At the time when metastatic disease is identified, assessment of human epidermal growth factor receptor (HER)2 status might help to optimize treatment decisions if HER2 status was not determined at first diagnosis and if HER2 positivity has been acquired during disease progression. Within this context, determination of serum HER2 or evaluation of HER2 status in circulating tumor cells (CTCs) may be of clinical relevance because metastatic tissue may be difficult to obtain for analysis as a result of its localization. The aim of this study was therefore to determine the HER2 status in serum and corresponding CTCs in patients with metastatic breast cancer whose primary tumors were HER2 negative or of unknown HER2 status.

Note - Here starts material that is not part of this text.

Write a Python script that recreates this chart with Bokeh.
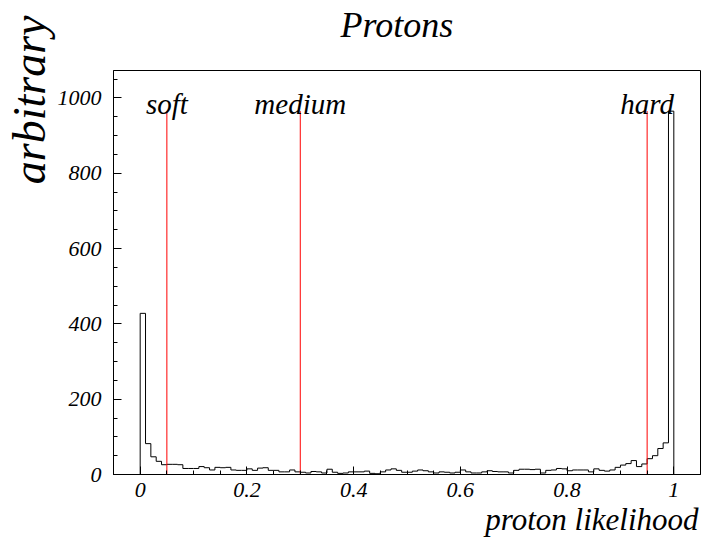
import numpy as np
from bokeh.plotting import figure
from bokeh.models import Label, FixedTicker, Range1d, Title
from bokeh.embed import file_html
from bokeh.resources import INLINE

# proton likelihood histogram, 100 bins between 0 and 1
counts = [428, 82, 47, 35, 26, 27, 27, 26, 16, 16, 16, 21, 18, 12, 19, 18,
          19, 12, 11, 11, 15, 11, 17, 18, 11, 11, 7, 7, 12, 7, 6, 4, 8,
          7, 4, 14, 6, 3, 4, 7, 7, 7, 9, 3, 2, 7, 12, 15, 11, 6,
          6, 9, 12, 10, 7, 4, 7, 6, 4, 6, 12, 7, 4, 4, 7, 10, 8,
          7, 7, 4, 11, 14, 14, 13, 14, 4, 11, 12, 16, 15, 10, 12, 12,
          12, 7, 15, 11, 9, 12, 19, 25, 29, 37, 21, 28, 42, 50, 69, 84, 965]
bin_lo, bin_hi = 0.0, 1.0

# selection cuts
cut_names = ["soft", "medium", "hard"]
cut_values = [0.05, 0.30, 0.95]

x_ticks = [0, 0.2, 0.4, 0.6, 0.8, 1.0]
x_tick_labels = ["0", "0.2", "0.4", "0.6", "0.8", "1"]
y_ticks = [0, 200, 400, 600, 800, 1000]

FONT = "Liberation Serif"
TITLE_FONT = '"Liberation Serif"'

edges = np.linspace(bin_lo, bin_hi, len(counts) + 1)

p = figure(width=702, height=542, output_backend="svg", toolbar_location=None,
           x_range=Range1d(-0.05, 1.05), y_range=Range1d(0, 1073),
           min_border_left=113, min_border_right=2,
           min_border_top=70, min_border_bottom=68)
p.background_fill_color = "white"
p.border_fill_color = "white"
p.outline_line_color = "black"
p.outline_line_width = 1
p.grid.visible = False

# histogram outline drawn as a step curve
step_x = np.concatenate([[edges[0]], edges])
step_y = np.concatenate([[0], counts, [0]])
p.step(step_x, step_y, mode="after", line_color="black", line_width=1)

# vertical cut lines up to the histogram maximum
ymax = max(counts)
p.segment(x0=cut_values, y0=[0] * len(cut_values), x1=cut_values,
          y1=[ymax] * len(cut_values), line_color="#ff0000", line_width=1)

for name, cv in zip(cut_names, cut_values):
    p.add_layout(Label(x=cv, y=985, text=name, text_align="center",
                       text_baseline="alphabetic", text_font=FONT,
                       text_font_style="italic", text_font_size="29px",
                       text_color="black"))

# axes
p.xaxis.ticker = FixedTicker(ticks=x_ticks,
                             minor_ticks=[round(v, 2) for v in np.arange(-0.05, 1.051, 0.05)])
p.xaxis.major_label_overrides = {t: l for t, l in zip(x_ticks, x_tick_labels)}
p.yaxis.ticker = FixedTicker(ticks=y_ticks, minor_ticks=list(range(0, 1075, 50)))

for ax in (p.xaxis[0], p.yaxis[0]):
    ax.axis_line_color = "black"
    ax.major_tick_line_color = "black"
    ax.minor_tick_line_color = "black"
    ax.major_tick_in = 8
    ax.major_tick_out = 0
    ax.minor_tick_in = 4
    ax.minor_tick_out = 0
    ax.major_label_text_font = FONT
    ax.major_label_text_font_style = "italic"
    ax.major_label_text_font_size = "22px"
    ax.major_label_text_color = "black"
p.xaxis.major_label_standoff = 8
p.yaxis.major_label_standoff = 12

# gap between frame and title
p.add_layout(Title(text=" ", text_font_size="2px", standoff=22), "above")
# title and axis titles
p.add_layout(Title(text="Protons", align="left", offset=227, standoff=0,
                   text_font=TITLE_FONT, text_font_style="italic", text_font_size="36px",
                   text_color="black"), "above")
p.add_layout(Title(text="proton likelihood", align="right", offset=2, standoff=0,
                   text_font=TITLE_FONT, text_font_style="italic", text_font_size="31px",
                   text_color="black"), "below")
p.add_layout(Title(text="arbitrary", align="right", offset=-55, standoff=0,
                   text_font=TITLE_FONT, text_font_style="italic", text_font_size="46px",
                   text_color="black"), "left")

open("out.html", "w").write(file_html(p, INLINE))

Blood samples were obtained from 77 metastatic breast cancer patients with negative (n = 44) or unknown (n = 33) HER2 status. Serum HER2 was determined using a commercial HER2/neu ELISA kit. CTCs were detected by slide-based assay using immunomagnetic enrichment and characterized by phenotyping and genotyping. Alternatively, a commercial kit, based on RT-PCR, was used to detect and characterize CTCs.


Twenty out of 77 patients with metastatic disease had elevated serum levels of HER2. Blood samples could be analyzed for the presence of CTCs in 67 patients. Eight out of 21 patients with detectable CTCs exhibited HER2 amplification. Twenty-three out of 77 patients were HER2 positive using at least one method. Concordance between HER2 status of CTCs and serum HER2 was observed in 15 of 21 patients (71%). In six patients conflicting results were obtained. Three patients with elevated serum HER2 status had HER2-negative CTCs, whereas three patients with HER2-positive CTCs had normal serum HER2 levels.


A subgroup of patients with initially negative or unknown HER2 status can have elevated serum HER2 levels and/or HER2-positive CTCs at the time of development of metastatic disease. Although only a small number of patients were studied, our observations are of clinical relevance because, currently, these patients do not have access to HER2-targeted therapy.